Por este Mar Adentro. Êxitos e fracassos de mareantes e emigrantes algarvios na América hispânica
Maria da Graça Ventura
(Tinta da China)

A diáspora da gente do Sul irradiando na América do Sul, e de costa a costa, desde um carpinteiro de navios saído de Tavira a um negreiro em Cartagena das Índias nascido em Portimão, para além de mercadores e homens de navio, a serviço de Espanha ou não. Sem dúvida, uma leitura curiosa para quem esteja de férias no Algarve…
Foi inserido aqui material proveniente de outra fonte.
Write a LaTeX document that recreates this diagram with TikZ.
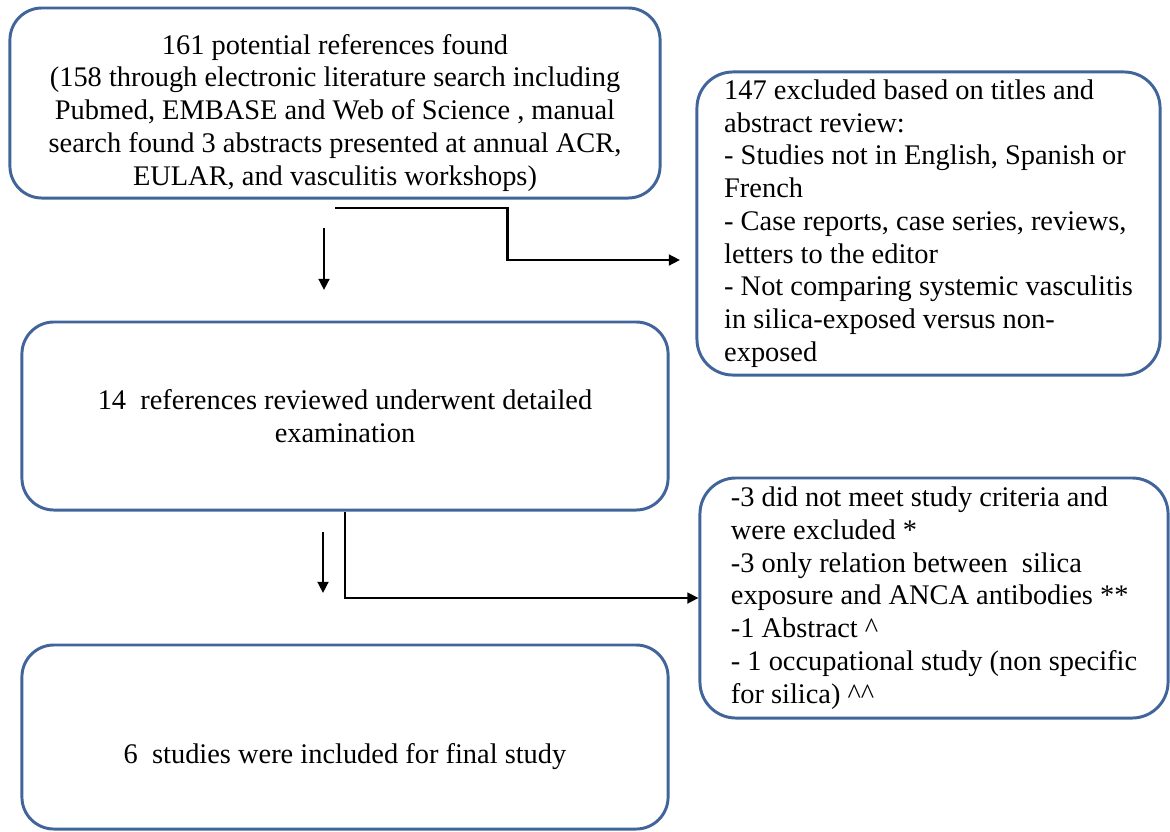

Ama o Precipício. Viagem à Mata Nacional do Bucaço
Susana Neves
(Fundação Francisco Manuel dos Santos)

Maravilhoso pequeno livro (e de bolso), escrito por uma investigadora que escreve bem e faz o seu “trabalho de casa” com afinco e paixão visceral. História e botânica dialogam a par e passo. Mas também há isto, a sublinhar: “Não é fácil ser semente no chão do Buçaco. A acumulação de folhas é de tal forma intensa que só uma semente muito competitiva consegue germinar pelos seus meios” (p. 70).

Um Judeu em Lisboa
Autobiografia de Joshua Ruah
(Caminho)

Deliciosa leitura esta autobiografia do famoso médico, escrita com fino humor e sem pretensão (e a atenção judaica à língua, que é muito particular: “Quanto à nossa relação, manteve-se sempre uma ralação”, p. 208). Fazem-nos muita falta depoimentos de vida como este.

Primavera Tardia
Eliana Sousa Santos e Tiago Silva Nunes
(Dafne Editora)

Dois arquitetos cinéfilos num périplo pelo Japão. Estimulante cruzamento de observações e reenvios culturais, um livro raro num país antigo mas provinciano. Dos que ficam na cabeceira, mesmo depois de lidos e relidos.